Mickey Edwards is not someone most liberals would like. As a US Congressman for 16 years, he was the chairman of the GOP policy committee. He was the chairman CPAC for five years, a founding member of the Heritage Foundation, and helped craft Ronald Reagan's presidential campaign message.
Yesterday in an article posted on the Atlantic's website. Mr. Edwards lays down the scholarly differences between the Conservative movement he helped create, and the one that is currently in power. This short and sweet essay is by far the greatest critic of the New Conservative movement to date.
As always please let me know if this has be diaried already.
In six paragraphs, Mr. Edwards breaks down the New Conservative movement into its classic parts. Allowing the reader to get past the message surface and down to the heart of their argument for America. Because when you get down to it, all political parties have a vision for America. While us Democrats can't think of one to save our lives. They are able to transfer a message that is at it's core wholly un-American yet is wrapped in the flag and accepted as American.
Please notice what else is not in this diary. The complete lack of a headline or sentences that refer to a 'beatdown', 'destroying', or 'owning' of the New Conservative movement. Retaining our hold on the Congress will take more then wild blog headlines and catchy titles that drive up ad revenue.
Here is the meat of the essay for those behind work filters, and I'd also like to thank Mr. Edwards for his candor on the issue.

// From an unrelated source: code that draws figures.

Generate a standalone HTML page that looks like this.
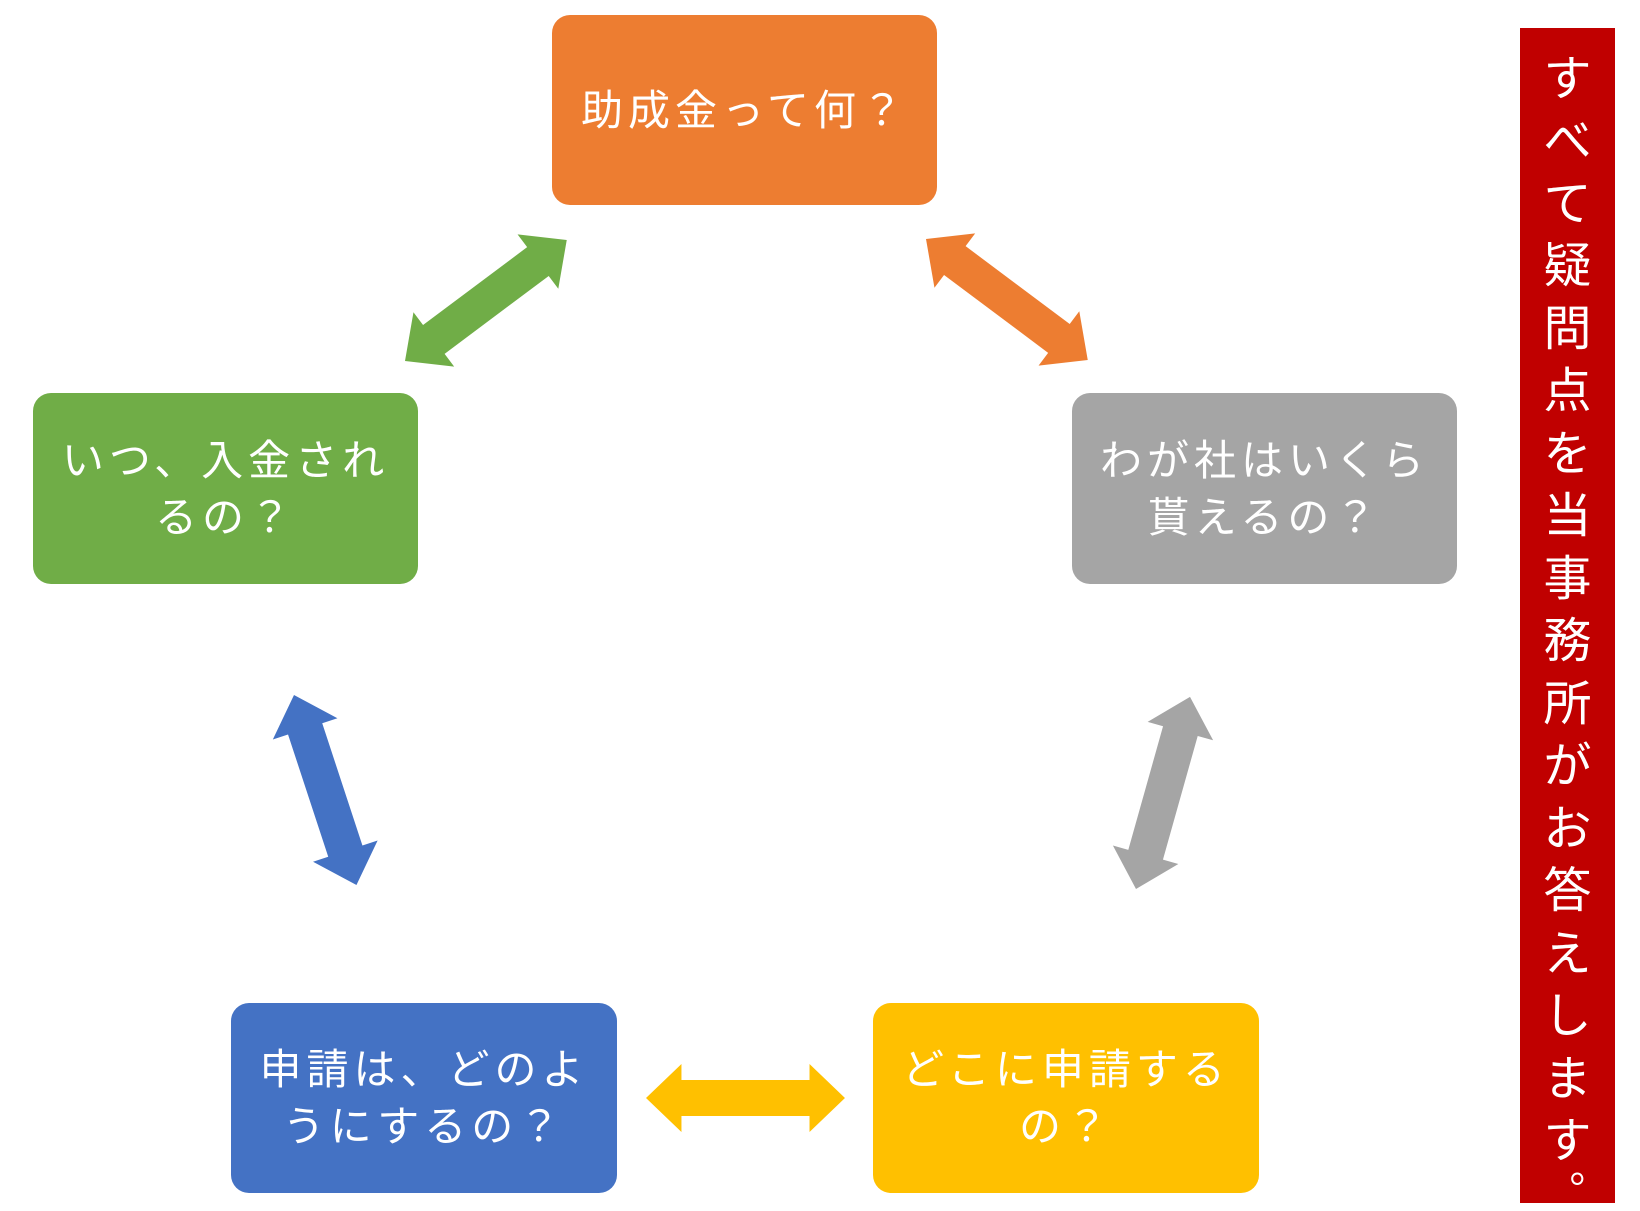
<!DOCTYPE html>
<html><head><meta charset="utf-8"><style>
html,body{margin:0;padding:0;background:#fff;}
body{width:1640px;height:1211px;position:relative;overflow:hidden;font-family:"Liberation Sans","Noto Sans CJK JP",sans-serif;}
.box{position:absolute;border-radius:18px;color:#fff;display:flex;align-items:center;justify-content:center;text-align:center;font-size:42px;line-height:57px;letter-spacing:5px;}
.bar{position:absolute;left:1520px;top:28px;width:95px;height:1175px;background:#c00000;color:#fff;font-size:48px;}
.bar div{position:absolute;left:0;width:95px;text-align:center;height:62px;line-height:62px;}
svg{position:absolute;left:0;top:0;}
</style></head><body>
<div class="box" style="left:552px;top:15px;width:385px;height:190px;background:#ed7d31;">助成金って何？</div>
<div class="box" style="left:33px;top:393px;width:385px;height:191px;background:#70ad47;">いつ、入金され<br>るの？</div>
<div class="box" style="left:1072px;top:393px;width:385px;height:191px;background:#a5a5a5;">わが社はいくら<br>貰えるの？</div>
<div class="box" style="left:231px;top:1003px;width:386px;height:190px;background:#4472c4;">申請は、どのよ<br>うにするの？</div>
<div class="box" style="left:873px;top:1003px;width:386px;height:190px;background:#ffc000;">どこに申請する<br>の？</div>
<svg width="1640" height="1211">
<defs><polygon id="a" points="0,0 36,-34 36,-18 166,-18 166,-34 202,0 166,34 166,18 36,18 36,34"/></defs>
<use href="#a" fill="#70ad47" transform="translate(405,361) rotate(-36.8)"/>
<use href="#a" fill="#ed7d31" transform="translate(926,239) rotate(36.8)"/>
<use href="#a" fill="#a5a5a5" transform="translate(1136,889) rotate(-74.3) scale(0.988,1)"/>
<use href="#a" fill="#4472c4" transform="translate(294,695) rotate(71.8) scale(0.99,1)"/>
<use href="#a" fill="#ffc000" transform="translate(646,1098) scale(0.985,1)"/>
</svg>
<div class="bar">
<div style="top:21px">す</div><div style="top:83px">べ</div><div style="top:146px">て</div><div style="top:208px">疑</div><div style="top:271px">問</div><div style="top:333px">点</div><div style="top:396px">を</div><div style="top:458px">当</div><div style="top:521px">事</div><div style="top:583px">務</div><div style="top:646px">所</div><div style="top:708px">が</div><div style="top:771px">お</div><div style="top:833px">答</div><div style="top:896px">え</div><div style="top:958px">し</div><div style="top:1021px">ま</div><div style="top:1083px">す</div>
<div style="top:1110px;left:22px;font-size:40px">。</div>
</div>
</body></html>
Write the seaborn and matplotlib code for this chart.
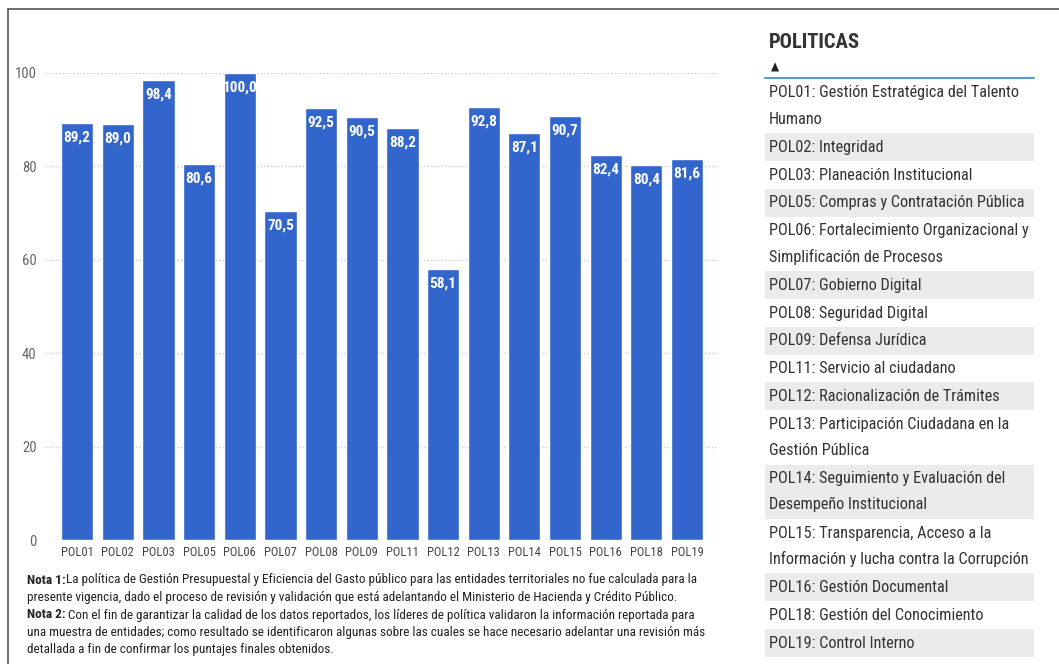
import matplotlib
matplotlib.use("Agg")
import matplotlib.pyplot as plt
import seaborn as sns
import pandas as pd
from matplotlib.patches import Rectangle
from matplotlib.lines import Line2D

# ---- data ----
categories = ["POL01", "POL02", "POL03", "POL05", "POL06", "POL07", "POL08", "POL09",
              "POL11", "POL12", "POL13", "POL14", "POL15", "POL16", "POL18", "POL19"]
scores = [89.2, 89.0, 98.4, 80.6, 100.0, 70.5, 92.5, 90.5,
          88.2, 58.1, 92.8, 87.1, 90.7, 82.4, 80.4, 81.6]
y_ticks = [0, 20, 40, 60, 80, 100]

legend_title = "POLITICAS"
legend_lines = [
    ["POL01: Gestión Estratégica del Talento", "Humano"],
    ["POL02: Integridad"],
    ["POL03: Planeación Institucional"],
    ["POL05: Compras y Contratación Pública"],
    ["POL06: Fortalecimiento Organizacional y", "Simplificación de Procesos"],
    ["POL07: Gobierno Digital"],
    ["POL08: Seguridad Digital"],
    ["POL09: Defensa Jurídica"],
    ["POL11: Servicio al ciudadano"],
    ["POL12: Racionalización de Trámites"],
    ["POL13: Participación Ciudadana en la", "Gestión Pública"],
    ["POL14: Seguimiento y Evaluación del", "Desempeño Institucional"],
    ["POL15: Transparencia, Acceso a la", "Información y lucha contra la Corrupción"],
    ["POL16: Gestión Documental"],
    ["POL18: Gestión del Conocimiento"],
    ["POL19: Control Interno"],
]

note1_bold = "Nota 1:"
note1_lines = [
    "La política de Gestión Presupuestal y Eficiencia del Gasto público para las entidades territoriales no fue calculada para la",
    "presente vigencia, dado el proceso de revisión y validación que está adelantando el Ministerio de Hacienda y Crédito Público.",
]
note2_bold = "Nota 2:"
note2_lines = [
    " Con el fin de garantizar la calidad de los datos reportados, los líderes de política validaron la información reportada para",
    "una muestra de entidades; como resultado se identificaron algunas sobre las cuales se hace necesario adelantar una revisión más",
    "detallada a fin de confirmar los puntajes finales obtenidos.",
]

# ---- style ----
sns.set_theme(style="white")
FONT = ["Roboto Condensed", "Liberation Sans Narrow", "Arial Narrow", "Roboto", "DejaVu Sans"]
plt.rcParams["font.family"] = FONT
plt.rcParams["font.stretch"] = "condensed"

W, H = 1059, 664
fig = plt.figure(figsize=(W / 100, H / 100), dpi=100)
fig.patch.set_facecolor("white")


def fx(px):
    return px / W


def fy(py):
    return 1 - py / H


BAR_COLOR = "#3366CC"

ax = fig.add_axes([fx(45), fy(540), fx(718) - fx(45), fy(73) - fy(540)])
df = pd.DataFrame({"pol": categories, "score": scores})
sns.barplot(data=df, x="pol", y="score", color=BAR_COLOR, saturation=1, width=0.79, ax=ax)

ax.set_xlim(-0.79, 15.76)
ax.set_ylim(0, 100)
ax.set_yticks(y_ticks)
ax.set_yticklabels([str(t) for t in y_ticks])
ax.grid(axis="y", linestyle=(0, (1, 1.5)), color="#cccccc", linewidth=1)
ax.set_axisbelow(True)
for s in ax.spines.values():
    s.set_visible(False)
ax.set_xlabel("")
ax.set_ylabel("")
ax.tick_params(axis="y", length=0, labelsize=10.5, labelcolor="#666666", pad=6)
ax.tick_params(axis="x", length=0, labelsize=9, labelcolor="#444444", pad=4)
ax.set_facecolor("white")

labels = [f"{v:.1f}".replace(".", ",") for v in scores]
ax.bar_label(ax.containers[0], labels=labels, padding=-15.5, color="white",
             fontsize=11, fontweight="bold")

# ---- frame ----
frame_color = "#555555"
fig.add_artist(Line2D([fx(8), fx(8)], [fy(9), fy(664)], color=frame_color, lw=1.2,
                      transform=fig.transFigure))
fig.add_artist(Line2D([fx(8), fx(1059)], [fy(9), fy(9)], color=frame_color, lw=1.2,
                      transform=fig.transFigure))

# ---- notes ----
note_fs = 9.5
note_color = "#222222"
ny = 580
t1 = fig.text(fx(27), fy(ny), note1_bold, fontsize=note_fs, fontweight="bold",
              color=note_color, va="center", ha="left")
fig.add_artist(plt.Annotation(note1_lines[0], xy=(1, 0.5), xycoords=t1, va="center", ha="left",
                              fontsize=note_fs, color=note_color))
fig.text(fx(27), fy(ny + 17.5), note1_lines[1], fontsize=note_fs, color=note_color,
         va="center", ha="left")
t2 = fig.text(fx(27), fy(ny + 35), note2_bold, fontsize=note_fs, fontweight="bold",
              color=note_color, va="center", ha="left")
fig.add_artist(plt.Annotation(note2_lines[0], xy=(1, 0.5), xycoords=t2, va="center", ha="left",
                              fontsize=note_fs, color=note_color))
fig.text(fx(27), fy(ny + 52.5), note2_lines[1], fontsize=note_fs, color=note_color,
         va="center", ha="left")
fig.text(fx(27), fy(ny + 70), note2_lines[2], fontsize=note_fs, color=note_color,
         va="center", ha="left")

# ---- legend table ----
leg_x0, leg_x1 = 765, 1034
fig.text(fx(769), fy(43), legend_title, fontsize=14.8, fontweight="bold", color="#333333",
         va="center", ha="left")
fig.text(fx(775), fy(67), "▲", fontsize=8.5, color="#222222", va="center", ha="center",
         family=["DejaVu Sans"])
fig.add_artist(Line2D([fx(leg_x0), fx(leg_x1)], [fy(77.5), fy(77.5)], color="#5b9bd5",
                      lw=1.5, transform=fig.transFigure))

row_top = 79
for i, lines in enumerate(legend_lines):
    h = 27.8 if len(lines) == 1 else 54.4
    if i % 2 == 1:
        fig.add_artist(Rectangle((fx(leg_x0), fy(row_top + h)), fx(leg_x1) - fx(leg_x0),
                                 h / H, transform=fig.transFigure, facecolor="#ebebeb",
                                 edgecolor="none"))
    for j, ln in enumerate(lines):
        fig.text(fx(769), fy(row_top + 14 + 26 * j), ln, fontsize=11.7, color="#333333",
                 va="center", ha="left")
    row_top += h

fig.savefig("out.png", dpi=100, facecolor="white")
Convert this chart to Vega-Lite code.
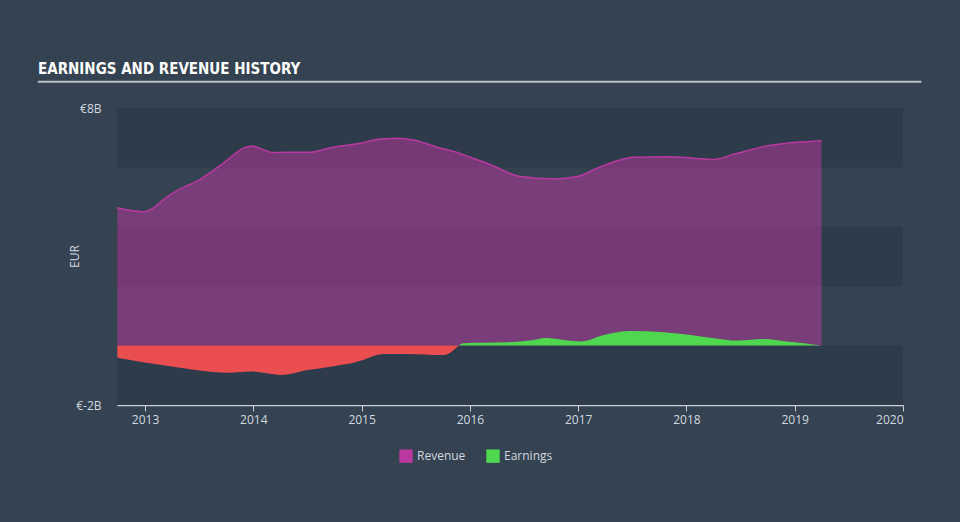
{
  "$schema": "https://vega.github.io/schema/vega-lite/v6.json",
  "width": 786,
  "height": 297,
  "autosize": {"type": "none"},
  "padding": {"left": 117, "top": 108, "right": 57, "bottom": 117},
  "background": "#344252",
  "config": {
    "view": {"stroke": null},
    "font": "Open Sans",
    "axis": {"labelColor": "#d3d8de", "titleColor": "#d3d8de", "labelFontSize": 12, "titleFontSize": 12, "titleFontWeight": "normal", "grid": false}
  },
  "title": {
    "text": "EARNINGS AND REVENUE HISTORY",
    "anchor": "start",
    "frame": "group",
    "dx": -79,
    "offset": -8,
    "baseline": "alphabetic",
    "font": "DejaVu Sans Condensed",
    "fontSize": 15,
    "fontWeight": "bold",
    "color": "#ffffff"
  },
  "datasets": {
    "bands": [
      {"lo": 6, "hi": 8},
      {"lo": 2, "hi": 4},
      {"lo": -2, "hi": 0}
    ],
    "series": [
      {"series": "Revenue", "year": 2012.744, "value": 4.64},
      {"series": "Revenue", "year": 2012.982, "value": 4.51},
      {"series": "Revenue", "year": 2013.046, "value": 4.57},
      {"series": "Revenue", "year": 2013.185, "value": 4.96},
      {"series": "Revenue", "year": 2013.293, "value": 5.22},
      {"series": "Revenue", "year": 2013.509, "value": 5.6},
      {"series": "Revenue", "year": 2013.721, "value": 6.14},
      {"series": "Revenue", "year": 2013.906, "value": 6.64},
      {"series": "Revenue", "year": 2013.987, "value": 6.72},
      {"series": "Revenue", "year": 2014.063, "value": 6.64},
      {"series": "Revenue", "year": 2014.184, "value": 6.5},
      {"series": "Revenue", "year": 2014.31, "value": 6.51},
      {"series": "Revenue", "year": 2014.526, "value": 6.51},
      {"series": "Revenue", "year": 2014.711, "value": 6.66},
      {"series": "Revenue", "year": 2014.988, "value": 6.81},
      {"series": "Revenue", "year": 2015.173, "value": 6.96},
      {"series": "Revenue", "year": 2015.328, "value": 6.98},
      {"series": "Revenue", "year": 2015.478, "value": 6.92},
      {"series": "Revenue", "year": 2015.697, "value": 6.68},
      {"series": "Revenue", "year": 2015.882, "value": 6.5},
      {"series": "Revenue", "year": 2016.005, "value": 6.34},
      {"series": "Revenue", "year": 2016.16, "value": 6.14},
      {"series": "Revenue", "year": 2016.468, "value": 5.69},
      {"series": "Revenue", "year": 2016.773, "value": 5.61},
      {"series": "Revenue", "year": 2016.992, "value": 5.69},
      {"series": "Revenue", "year": 2017.207, "value": 6.02},
      {"series": "Revenue", "year": 2017.513, "value": 6.34},
      {"series": "Revenue", "year": 2017.824, "value": 6.36},
      {"series": "Revenue", "year": 2018.067, "value": 6.31},
      {"series": "Revenue", "year": 2018.252, "value": 6.27},
      {"series": "Revenue", "year": 2018.437, "value": 6.44},
      {"series": "Revenue", "year": 2018.749, "value": 6.73},
      {"series": "Revenue", "year": 2018.992, "value": 6.84},
      {"series": "Revenue", "year": 2019.248, "value": 6.9},
      {"series": "Loss", "year": 2012.744, "value": -0.41},
      {"series": "Loss", "year": 2012.982, "value": -0.56},
      {"series": "Loss", "year": 2013.293, "value": -0.73},
      {"series": "Loss", "year": 2013.601, "value": -0.88},
      {"series": "Loss", "year": 2013.786, "value": -0.91},
      {"series": "Loss", "year": 2013.971, "value": -0.87},
      {"series": "Loss", "year": 2014.063, "value": -0.9},
      {"series": "Loss", "year": 2014.248, "value": -0.99},
      {"series": "Loss", "year": 2014.341, "value": -0.96},
      {"series": "Loss", "year": 2014.464, "value": -0.85},
      {"series": "Loss", "year": 2014.68, "value": -0.73},
      {"series": "Loss", "year": 2014.803, "value": -0.65},
      {"series": "Loss", "year": 2014.896, "value": -0.6},
      {"series": "Loss", "year": 2014.988, "value": -0.51},
      {"series": "Loss", "year": 2015.204, "value": -0.28},
      {"series": "Loss", "year": 2015.42, "value": -0.28},
      {"series": "Loss", "year": 2015.758, "value": -0.32},
      {"series": "Loss", "year": 2015.897, "value": 0},
      {"series": "Earnings", "year": 2015.897, "value": 0},
      {"series": "Earnings", "year": 2015.941, "value": 0.08},
      {"series": "Earnings", "year": 2016.345, "value": 0.11},
      {"series": "Earnings", "year": 2016.53, "value": 0.16},
      {"series": "Earnings", "year": 2016.715, "value": 0.26},
      {"series": "Earnings", "year": 2016.93, "value": 0.16},
      {"series": "Earnings", "year": 2017.023, "value": 0.14},
      {"series": "Earnings", "year": 2017.238, "value": 0.36},
      {"series": "Earnings", "year": 2017.484, "value": 0.49},
      {"series": "Earnings", "year": 2017.79, "value": 0.45},
      {"series": "Earnings", "year": 2018.04, "value": 0.36},
      {"series": "Earnings", "year": 2018.255, "value": 0.25},
      {"series": "Earnings", "year": 2018.472, "value": 0.17},
      {"series": "Earnings", "year": 2018.718, "value": 0.22},
      {"series": "Earnings", "year": 2018.903, "value": 0.15},
      {"series": "Earnings", "year": 2019.087, "value": 0.08},
      {"series": "Earnings", "year": 2019.248, "value": 0.0}
    ]
  },
  "layer": [
    {
      "data": {"name": "bands"},
      "mark": {"type": "rect", "color": "#2e3b4a"},
      "encoding": {
        "y": {"field": "lo", "type": "quantitative", "scale": {"domain": [-2, 8], "nice": false, "zero": false},
              "axis": {"values": [-2, 8], "labelExpr": "'€' + datum.value + 'B'", "ticks": false, "domain": false, "labelPadding": 16, "title": "EUR", "titleAngle": -90, "titleX": -36, "titleY": 148, "titleBaseline": "bottom"}},
        "y2": {"field": "hi"}
      }
    },
    {
      "data": {"name": "series"},
      "transform": [{"filter": "datum.series == 'Revenue'"}],
      "mark": {"type": "area", "interpolate": "monotone", "fillOpacity": 0.53, "line": {"strokeWidth": 1.5}},
      "encoding": {
        "x": {"field": "year", "type": "quantitative", "scale": {"domain": [2012.741, 2020], "nice": false, "zero": false},
              "axis": {"values": [2013, 2014, 2015, 2016, 2017, 2018, 2019, 2020], "format": "d", "title": null, "domainColor": "#c8d0d8", "tickColor": "#c8d0d8", "tickSize": 6, "labelPadding": 3, "domainWidth": 1.5}},
        "y": {"field": "value", "type": "quantitative"},
        "color": {"field": "series", "type": "nominal",
                  "scale": {"domain": ["Revenue", "Earnings"], "range": ["#b8399f", "#4fd84f"]},
                  "legend": {"title": null, "orient": "none", "direction": "horizontal", "legendX": 282, "legendY": 341, "symbolType": "square", "symbolSize": 180, "symbolOpacity": 1, "symbolStrokeWidth": 0, "labelColor": "#d3d8de", "labelFontSize": 12, "columnPadding": 20}}
      }
    },
    {
      "data": {"name": "series"},
      "transform": [{"filter": "datum.series == 'Loss'"}],
      "mark": {"type": "area", "interpolate": "monotone", "color": "#ea4e51"},
      "encoding": {
        "x": {"field": "year", "type": "quantitative"},
        "y": {"field": "value", "type": "quantitative"}
      }
    },
    {
      "data": {"name": "series"},
      "transform": [{"filter": "datum.series == 'Earnings'"}],
      "mark": {"type": "area", "interpolate": "monotone"},
      "encoding": {
        "x": {"field": "year", "type": "quantitative"},
        "y": {"field": "value", "type": "quantitative"},
        "color": {"field": "series", "type": "nominal"}
      }
    },
    {
      "mark": {"type": "rule", "color": "#d8dde3", "opacity": 0.6, "strokeWidth": 1.5},
      "encoding": {"y": {"datum": 0}}
    },
    {
      "data": {"values": [{}]},
      "mark": {"type": "rule", "color": "#b9bfc6", "strokeWidth": 2, "clip": false},
      "encoding": {
        "x": {"datum": 2012.01, "type": "quantitative"},
        "x2": {"datum": 2020.17},
        "y": {"datum": 8.88, "type": "quantitative"}
      }
    }
  ]
}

But the answer to yesterday's question was "no." No, I'm not going to CPAC. And, truth be told, most of the folks there wouldn't want me there. They wouldn't think I'm a conservative; many wouldn't think Barry Goldwater was a conservative; many, had this been three decades ago, might have been seeking a "true" conservative to run against Ronald Reagan. I don't begrudge these activists their views and they are entitled to use the term "conservative" to describe themselves if they so choose. But the views many of them profess have little in common with the distinctly American kind of conservatism that gave birth to CPAC and the modern American conservative movement. Instead, what many of today's self-proclaimed "conservatives" proclaim is an ideology borrowed from what Donald Rumsfeld famously dismissed as "old Europe." Winston Churchill, one of Europe's better-known conservatives, was half-American and his incredible strength of character helped Great Britain survive World War II, but when asked to define conservatism, Churchill responded that conservatism was about reverence for king and church. But America has no king and has no national church. That distinction is crucial and one in which today's so-called conservatives have switched sides; crossed the ocean, if you will.
What distinguished modern American conservatism was that it had its roots not in the British kings, but in John Locke and Adam Smith and other champions of individual liberties and individual empowerment. European conservatism--the kind that has now become the rage for the American Right--was top-down and centered on state power. The rise of modern American conservatism, on the other hand, had a distinctly Madisonian flair, embracing the fundamentals of American constitutional limits on central authority. European conservatism found its voice in magisterial decree, religious edict, and acts of parliaments in which members may or may not have ever visited the communities they were presumed to "represent." American conservatism found its voice in a Constitution that placed every major power in the hands of the people, through their representatives, and ensured that those representatives would actually be residents of the communities that elected them. American conservatism embraced a Constitution that separated and constrained powers, that specified --highlighted--a few of the protected liberties of the people coupled with clear assertions that all undelegated powers--all other unsurrendered liberties--remained with the people rather than the government. A Constitution that placed unambiguous limitations, including direct prohibitions, on the attempted exercise of governmental authority.
Today there are few things that set a "conservative's" teeth on edge more than a defense of "civil liberties;" yet that is what American conservatism was all about--protecting the liberties of the people. It was a system designed to protect the people from an over-reaching government, not to protect the government from the people. American constitutionalism was a historical high-point in recognizing individual worth. Stop at CPAC today and you will find rooms full of ardent, zealous, fervent young men and women who believe the government should be allowed to torture (we condemned people at Nuremberg for doing that), who believe the government should be able to lock people up without charges and hold them indefinitely (something Henry VIII agreed was a proper exercise of government authority). Who believe the government should be able to read a citizen's mail and listen in on a citizen's phone calls, all without a warrant (the Constitution of course prohibits searches without a warrant, but nobody cares less about the Constitution than some of today's ersatz conservatives).
I'm not at CPAC because I believe in America. I believe in liberty. I believe that governments should be held in check. I believe people matter. I believe in the flag not because of its shape or color but because of the principles it stands for--the principles in the Constitution, the principles repeated and underlined and highlighted and boldfaced and italicized in the Bill of Rights. The George W. whose presidency and precedents I admire was the first president, not the 43d. It is James Madison I admire, not John Yoo. Thomas Paine, not Glenn Beck. Jefferson, not Limbaugh.
Ronald Reagan would not have been welcome at today's CPAC or a tea party rally, but he would not have wanted to be there, either. Neither do I.